What follows is an attempt to order the dialogues in terms of their dramatic date, following the chronology in Debra Nails' Socrates article at the Stanford Encyclopedia of Philosophy, and supplementing with internal evidence from the small number of dialogues which Nails does not explicitly mention. Most of the dates below are taken from Nails, to which students of the peer-reviewed literature should refer in the first instance.

 The Parmenides c.450 BC - This is marked as an early dialogue by the presence of Parmenides himself, a presocratic philospher of the late Sixth and early Fifth centuries BC. At the opening of the dialogue, the character Cephalus narrates:

 

[127b] that Zeno and Parmenides once came to the Great Panathenaea; that Parmenides was already quite elderly, about sixty-five years old, very white-haired, and of handsome and noble countenance; Zeno was at that time about forty years of age; he was tall and good-looking, and there was a story that Parmenides had been in love with him.
[127c] He said that they lodged with Pythodorus outside of the wall, in Cerameicus, and that Socrates and many others with him went there because they wanted to hear Zeno's writings, which had been brought to Athens for the first time by them. Socrates was then very young. So Zeno himself read aloud to them, and Parmenides was not in the house.

Nails' date of 450 BC puts the the dialogue midway between Parmenides' birth in the late Sixth Century and Socrates' death in 399 BC.

The Protagoras c.433-432 BC. As with the Parmenides, the presence of the sophist Protagoras, thought to have died in around 420BC helps to date the dialogue, in which he is said to be a generation older [317c] than Socrates and the other speakers. The description of Alcibiades [309a] as a youth in the first flush of manhood suggests a date in the 430s. 

The Republic c.431-404 BC. In an article in the Classical Journal, Nails argues that the internal evidence for the dramatic date of the Republic is inconsistent, and may reflect several revisions. Among the key points of internal evidence that have to be accounted for are the fact that the dialogue took place during a peaceful summer [Rep I 350d], the recent inauguration of a festival in honour of the goddess Bendis [327A, 354A], and a recent battle in the vicinity of Megara [368A]. The two dates most often proposed are circa 421BC, during the interruption of the Peloponnesian War by the Peace of Nicias, and circa 411 BC, during the turbulent aristocratic regimes of the Four Hundred and the Five Thousand.
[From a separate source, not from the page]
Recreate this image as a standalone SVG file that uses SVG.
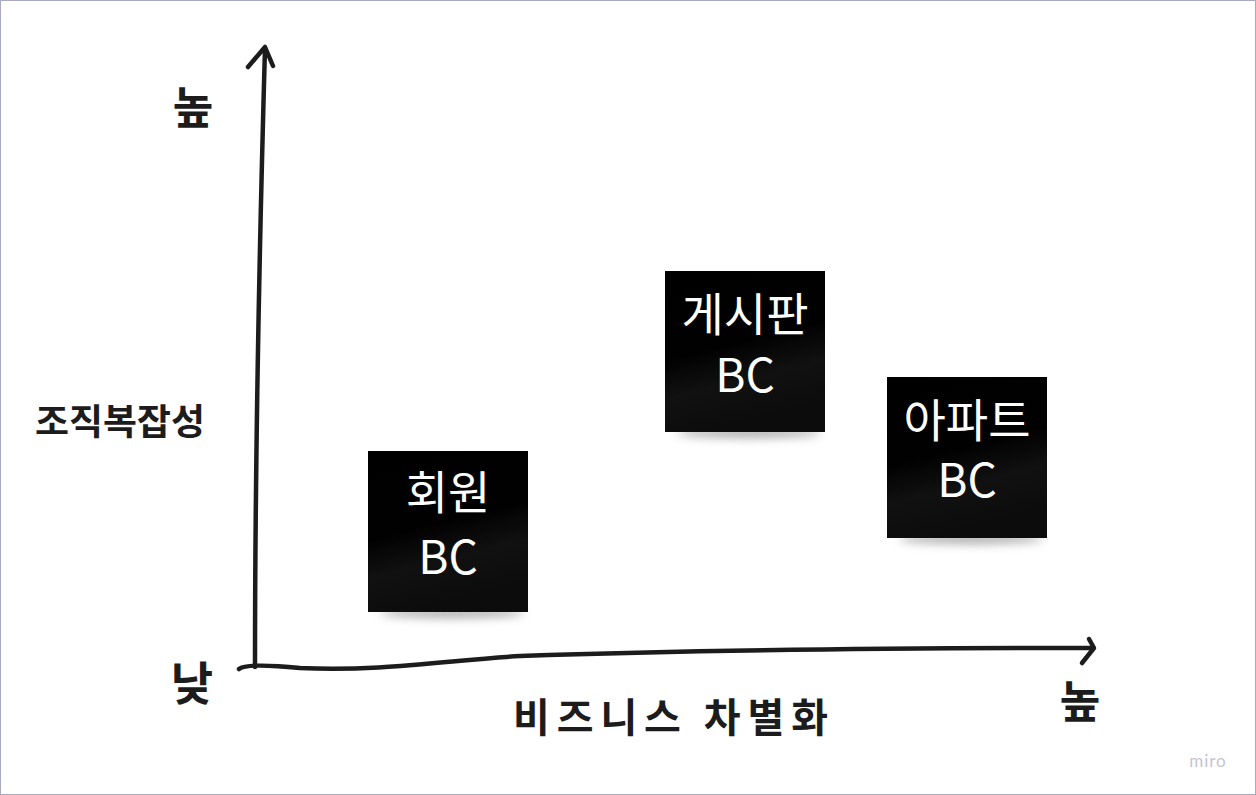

The Timaeus takes place the day after a discussion of the ideal city [17a, 17c].  This has often been taken to be a reference to the Republic.

The Critias is a direct continuation of the conversation in the Timaeus [106a]. If the Timaeus is judged to be linked to the Republic, then all three dialogues would be set within a few days.

The Gorgias c.431-404 BC. Like The Republic, The Gorgias takes place at some point during the Peloponessian War, but contains contradictory evidence as to the relevant period of the conflict. A reference [473e] to Socrates serving as a member of the council during the presidency of his tribe the previous year, has been taken to suggest a date of 404 BC. However, a mention later in the dialogue [503c], of the recent death of Pericles would appear to place it closer to 427 BC.

Charmides c.429 BC. This dialogue's setting during the Peloponnessian War is marked by its opening [153a] with Socrates' return from the Athenian army at Potidea, focus of a key campaign in northern Greece during the early part of the conflict.

Laches c.424 BC. This work is set in the aftermath of the Athenian defeat at Delium in 424 BC where Laches, the title character, was the general in command. in the course of the dialogue, Laches praises Socrates' conduct during the fighting [181b].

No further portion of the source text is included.